## [What needs to be done]
Say how many lines hold the string "chart"; please write nothing but the number.

## [Task input]
------
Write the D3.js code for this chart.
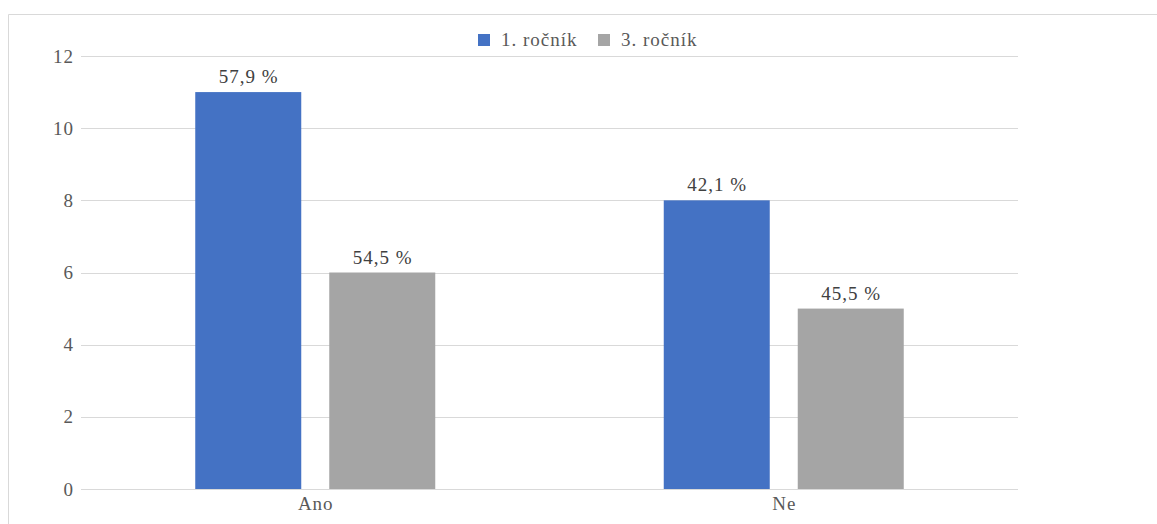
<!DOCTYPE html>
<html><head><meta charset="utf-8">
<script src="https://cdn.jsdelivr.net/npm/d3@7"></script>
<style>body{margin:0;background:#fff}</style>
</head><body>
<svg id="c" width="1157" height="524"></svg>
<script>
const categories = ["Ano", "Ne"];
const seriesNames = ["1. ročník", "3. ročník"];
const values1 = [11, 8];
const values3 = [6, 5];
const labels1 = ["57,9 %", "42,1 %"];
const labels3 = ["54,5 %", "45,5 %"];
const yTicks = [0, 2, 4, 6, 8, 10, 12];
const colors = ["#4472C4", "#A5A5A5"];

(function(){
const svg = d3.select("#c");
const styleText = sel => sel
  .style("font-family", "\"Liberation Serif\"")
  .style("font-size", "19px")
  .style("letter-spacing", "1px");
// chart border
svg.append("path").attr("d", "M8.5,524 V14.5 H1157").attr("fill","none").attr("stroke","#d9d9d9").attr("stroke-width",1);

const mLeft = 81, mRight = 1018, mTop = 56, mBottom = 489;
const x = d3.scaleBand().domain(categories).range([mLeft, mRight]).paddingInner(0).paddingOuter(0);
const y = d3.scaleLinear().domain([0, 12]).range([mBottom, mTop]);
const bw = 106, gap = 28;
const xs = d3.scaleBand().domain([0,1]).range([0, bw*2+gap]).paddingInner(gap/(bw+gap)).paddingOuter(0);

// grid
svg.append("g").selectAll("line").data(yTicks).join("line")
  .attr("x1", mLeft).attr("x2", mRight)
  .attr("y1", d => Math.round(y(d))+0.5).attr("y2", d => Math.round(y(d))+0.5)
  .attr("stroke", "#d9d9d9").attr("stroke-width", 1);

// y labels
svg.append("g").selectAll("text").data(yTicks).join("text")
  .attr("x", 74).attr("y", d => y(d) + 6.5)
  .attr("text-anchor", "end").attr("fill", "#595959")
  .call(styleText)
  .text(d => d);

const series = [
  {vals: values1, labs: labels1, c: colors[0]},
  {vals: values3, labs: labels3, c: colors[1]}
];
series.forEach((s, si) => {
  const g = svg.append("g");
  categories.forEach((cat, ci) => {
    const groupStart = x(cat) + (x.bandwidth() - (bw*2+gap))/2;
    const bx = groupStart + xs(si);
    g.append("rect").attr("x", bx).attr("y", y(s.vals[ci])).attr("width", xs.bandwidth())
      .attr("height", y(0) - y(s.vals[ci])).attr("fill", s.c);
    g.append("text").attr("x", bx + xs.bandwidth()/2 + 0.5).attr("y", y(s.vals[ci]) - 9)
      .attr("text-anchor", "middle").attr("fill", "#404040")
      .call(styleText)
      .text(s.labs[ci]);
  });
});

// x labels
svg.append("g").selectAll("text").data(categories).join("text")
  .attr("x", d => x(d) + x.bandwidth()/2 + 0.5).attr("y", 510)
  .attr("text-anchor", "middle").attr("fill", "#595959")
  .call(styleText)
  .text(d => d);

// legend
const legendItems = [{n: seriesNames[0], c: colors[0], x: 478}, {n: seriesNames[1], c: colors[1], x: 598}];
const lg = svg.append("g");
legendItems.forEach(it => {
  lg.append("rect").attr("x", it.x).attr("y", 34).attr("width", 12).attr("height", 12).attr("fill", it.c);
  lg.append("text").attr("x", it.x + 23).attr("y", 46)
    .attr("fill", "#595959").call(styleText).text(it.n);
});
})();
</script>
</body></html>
------
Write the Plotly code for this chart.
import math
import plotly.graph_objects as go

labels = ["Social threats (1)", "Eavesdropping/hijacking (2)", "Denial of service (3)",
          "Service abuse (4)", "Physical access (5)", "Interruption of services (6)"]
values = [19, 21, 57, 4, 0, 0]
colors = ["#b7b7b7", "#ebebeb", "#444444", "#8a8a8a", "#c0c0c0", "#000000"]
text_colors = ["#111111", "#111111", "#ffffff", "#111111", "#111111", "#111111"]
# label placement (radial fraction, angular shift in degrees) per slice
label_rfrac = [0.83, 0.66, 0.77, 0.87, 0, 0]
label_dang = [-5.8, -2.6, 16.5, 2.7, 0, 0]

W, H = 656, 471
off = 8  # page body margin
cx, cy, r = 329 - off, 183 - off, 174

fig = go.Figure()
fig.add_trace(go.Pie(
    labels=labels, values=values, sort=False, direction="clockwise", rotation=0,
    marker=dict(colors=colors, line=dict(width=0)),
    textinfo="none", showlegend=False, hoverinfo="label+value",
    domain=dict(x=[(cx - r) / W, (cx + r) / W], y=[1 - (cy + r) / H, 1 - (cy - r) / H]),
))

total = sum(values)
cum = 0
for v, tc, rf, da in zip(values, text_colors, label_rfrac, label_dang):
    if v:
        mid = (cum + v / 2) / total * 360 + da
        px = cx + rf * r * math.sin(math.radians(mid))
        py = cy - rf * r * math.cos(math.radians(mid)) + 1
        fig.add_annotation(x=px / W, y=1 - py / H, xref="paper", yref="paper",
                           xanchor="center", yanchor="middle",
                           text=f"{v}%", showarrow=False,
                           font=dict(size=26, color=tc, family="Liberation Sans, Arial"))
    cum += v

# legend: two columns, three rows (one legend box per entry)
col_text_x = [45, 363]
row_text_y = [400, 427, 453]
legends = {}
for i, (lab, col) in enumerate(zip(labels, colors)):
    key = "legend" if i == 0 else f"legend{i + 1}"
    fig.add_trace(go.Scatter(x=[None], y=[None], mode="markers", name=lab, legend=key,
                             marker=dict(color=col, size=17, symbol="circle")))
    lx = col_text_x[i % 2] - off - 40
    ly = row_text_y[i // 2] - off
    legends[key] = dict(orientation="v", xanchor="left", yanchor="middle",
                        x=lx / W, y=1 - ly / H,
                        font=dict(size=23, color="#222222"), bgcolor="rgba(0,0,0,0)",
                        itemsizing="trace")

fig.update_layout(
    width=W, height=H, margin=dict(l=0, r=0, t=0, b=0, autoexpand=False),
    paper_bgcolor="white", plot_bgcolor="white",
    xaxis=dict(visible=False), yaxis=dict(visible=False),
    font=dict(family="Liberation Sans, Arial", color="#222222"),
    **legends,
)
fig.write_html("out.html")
------
## [Answer to the exercise]
3